- What to do -
Write out the material again word for word, dropping any images it holds.

- Data shown -
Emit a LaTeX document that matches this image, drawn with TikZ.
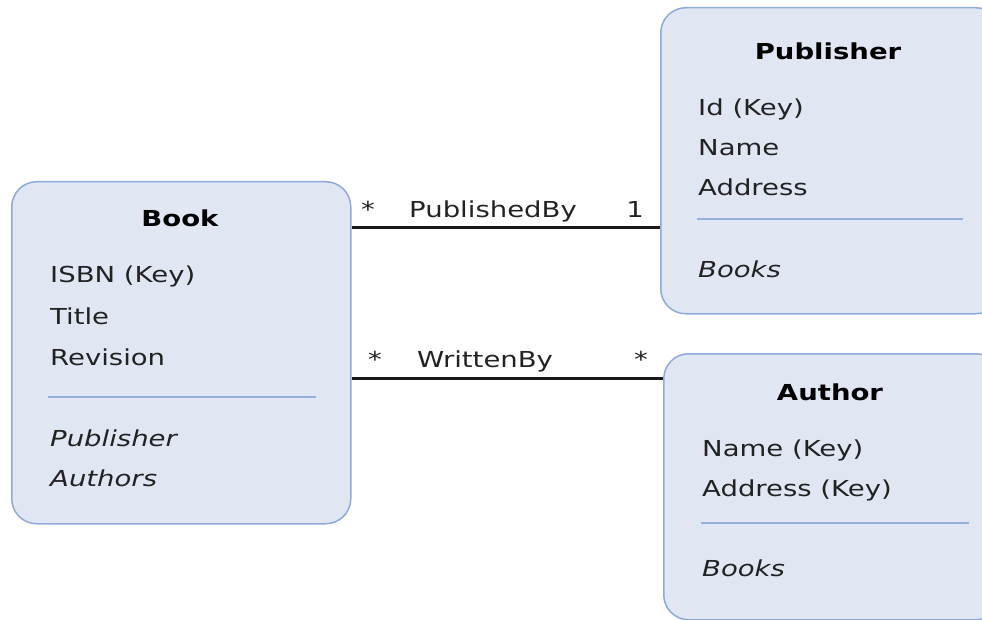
\documentclass[tikz,border=0pt]{standalone}
\usepackage{fontspec}
\setmainfont{DejaVu Sans}[FakeStretch=1.25]
\definecolor{boxfill}{RGB}{224,231,243}
\definecolor{boxborder}{RGB}{143,170,218}
\definecolor{sepcolor}{RGB}{150,176,220}
\definecolor{txt}{RGB}{34,34,34}
\definecolor{linecolor}{RGB}{25,25,25}
\newcommand{\diafont}{\fontsize{22}{26}\selectfont}
\tikzset{
  entity/.style={draw=boxborder, fill=boxfill, line width=1.5pt, rounded corners=25pt, anchor=north west, inner sep=0pt},
  attr/.style={anchor=base west, inner sep=0pt, font=\diafont, text=txt},
  nav/.style={anchor=base west, inner sep=0pt, font=\diafont\itshape, text=txt},
  ttl/.style={anchor=base, inner sep=0pt, font=\diafont\bfseries, text=black},
  lbl/.style={anchor=base, inner sep=0pt, font=\diafont, text=txt},
  sepline/.style={draw=sepcolor, line width=2pt},
  assoc/.style={draw=linecolor, line width=3pt},
}
\begin{document}
\begin{tikzpicture}[x=1pt,y=-1pt]
\useasboundingbox (0,0) rectangle (982,620);
\clip (0,0) rectangle (982,620);
% boxes
\node[entity, minimum width=339pt, minimum height=342pt] (book) at (11,181) {};
\node[entity, minimum width=340pt, minimum height=306pt] (pub) at (660,7) {};
\node[entity, minimum width=337pt, minimum height=266pt] (auth) at (663,353) {};
% Book
\node[ttl] (bookT) at (180,227) {Book};
\node[attr] (b1) at (50,283) {ISBN (Key)};
\node[attr] (b2) at (50,324) {Title};
\node[attr] (b3) at (50,365) {Revision};
\draw[sepline] (48,397) -- (316,397);
\node[nav] (b4) at (50,446) {Publisher};
\node[nav] (b5) at (50,486) {Authors};
% Publisher
\node[ttl] (pubT) at (828,60) {Publisher};
\node[attr] (p1) at (698,116) {Id (Key)};
\node[attr] (p2) at (698,156) {Name};
\node[attr] (p3) at (698,196) {Address};
\draw[sepline] (697,219) -- (963,219);
\node[nav] (p4) at (698,277) {Books};
% Author
\node[ttl] (authT) at (830,400) {Author};
\node[attr] (a1) at (702,456) {Name (Key)};
\node[attr] (a2) at (702,496) {Address (Key)};
\draw[sepline] (701,523) -- (969,523);
\node[nav] (a3) at (702,576) {Books};
% connectors
\draw[assoc] (book.east |- 0,228) -- (pub.west |- 0,228);
\draw[assoc] (book.east |- 0,378) -- (auth.west |- 0,378);
\node[lbl] (m1) at (368,218) {*};
\node[lbl] (r1) at (493,218) {PublishedBy};
\node[lbl] (n1) at (635,218) {1};
\node[lbl] (m2) at (375,367) {*};
\node[lbl] (r2) at (485,367) {WrittenBy};
\node[lbl] (m3) at (641,367) {*};
\end{tikzpicture}
\end{document}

- Solution below -
Emit a LaTeX document that matches this image, drawn with TikZ.
\documentclass[tikz,border=0pt]{standalone}
\usepackage{fontspec}
\setmainfont{DejaVu Sans}[FakeStretch=1.25]
\definecolor{boxfill}{RGB}{224,231,243}
\definecolor{boxborder}{RGB}{143,170,218}
\definecolor{sepcolor}{RGB}{150,176,220}
\definecolor{txt}{RGB}{34,34,34}
\definecolor{linecolor}{RGB}{25,25,25}
\newcommand{\diafont}{\fontsize{22}{26}\selectfont}
\tikzset{
  entity/.style={draw=boxborder, fill=boxfill, line width=1.5pt, rounded corners=25pt, anchor=north west, inner sep=0pt},
  attr/.style={anchor=base west, inner sep=0pt, font=\diafont, text=txt},
  nav/.style={anchor=base west, inner sep=0pt, font=\diafont\itshape, text=txt},
  ttl/.style={anchor=base, inner sep=0pt, font=\diafont\bfseries, text=black},
  lbl/.style={anchor=base, inner sep=0pt, font=\diafont, text=txt},
  sepline/.style={draw=sepcolor, line width=2pt},
  assoc/.style={draw=linecolor, line width=3pt},
}
\begin{document}
\begin{tikzpicture}[x=1pt,y=-1pt]
\useasboundingbox (0,0) rectangle (982,620);
\clip (0,0) rectangle (982,620);
% boxes
\node[entity, minimum width=339pt, minimum height=342pt] (book) at (11,181) {};
\node[entity, minimum width=340pt, minimum height=306pt] (pub) at (660,7) {};
\node[entity, minimum width=337pt, minimum height=266pt] (auth) at (663,353) {};
% Book
\node[ttl] (bookT) at (180,227) {Book};
\node[attr] (b1) at (50,283) {ISBN (Key)};
\node[attr] (b2) at (50,324) {Title};
\node[attr] (b3) at (50,365) {Revision};
\draw[sepline] (48,397) -- (316,397);
\node[nav] (b4) at (50,446) {Publisher};
\node[nav] (b5) at (50,486) {Authors};
% Publisher
\node[ttl] (pubT) at (828,60) {Publisher};
\node[attr] (p1) at (698,116) {Id (Key)};
\node[attr] (p2) at (698,156) {Name};
\node[attr] (p3) at (698,196) {Address};
\draw[sepline] (697,219) -- (963,219);
\node[nav] (p4) at (698,277) {Books};
% Author
\node[ttl] (authT) at (830,400) {Author};
\node[attr] (a1) at (702,456) {Name (Key)};
\node[attr] (a2) at (702,496) {Address (Key)};
\draw[sepline] (701,523) -- (969,523);
\node[nav] (a3) at (702,576) {Books};
% connectors
\draw[assoc] (book.east |- 0,228) -- (pub.west |- 0,228);
\draw[assoc] (book.east |- 0,378) -- (auth.west |- 0,378);
\node[lbl] (m1) at (368,218) {*};
\node[lbl] (r1) at (493,218) {PublishedBy};
\node[lbl] (n1) at (635,218) {1};
\node[lbl] (m2) at (375,367) {*};
\node[lbl] (r2) at (485,367) {WrittenBy};
\node[lbl] (m3) at (641,367) {*};
\end{tikzpicture}
\end{document}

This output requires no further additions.